Narrow-based Security Index. An instrument which references a “narrow-based security index” is a security-based swap while an instrument that references a broad-based security index is a swap. The regulations incorporate the statutory definition, which state that an index is a narrow-based security index if:
- it has 9 or fewer component securities;
- any component security comprises greater than 30% of the index’s weighting;
- the 5 highest weighted component securities account for more than 60% of the index’s weighting; or
- the lowest weighted component securities comprising, together, 25% of the index’s weighting have, generally, an aggregate dollar value of average daily trading volume of less than $50 million.
Government Debt. Similarly, if the underlying reference instrument is government debt, such as the price of a U.S. Treasury security, then the instrument is considered a swap. A harder case is presented if the instrument is based on a futures contract on government debt. The SEC has exempted from the Exchange Act futures trading on the debt securities of 21 countries.15 As such, a futures contract on the debt securities of those 21 countries may be considered a swap under the criteria set forth in 17 C.F.R. § 1.3(bbbb).

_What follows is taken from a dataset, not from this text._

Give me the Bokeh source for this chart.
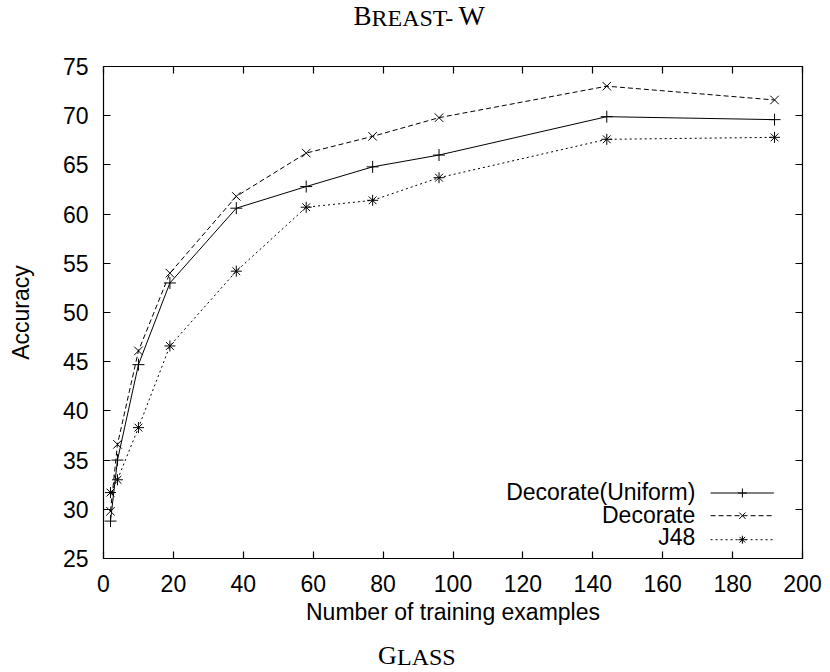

Mixed Swaps. A mixed swap is both a security-based swap and a swap. For example, an instrument in which the underlying references are the value of an oil corporation stock and the price of oil is a mixed swap. Also, so-called “best of” swaps that require payment based on the higher of the performance of a security and a commodity are mixed swaps. In regulating mixed swaps under 17 C.F.R. § 1.9, the Commission and the SEC agreed that where at least one party is dually registered as a swap dealer or major swap participant with the CFTC and similarly with the SEC, a bilateral uncleared mixed swap will be subject to all of the rules of the SEC and limited rules of the CFTC. Any person intended to list, trade, or clear other mixed swaps may request a joint order from the Commission and the SEC permitting the person to comply with the specified parallel provisions of either of those commissions.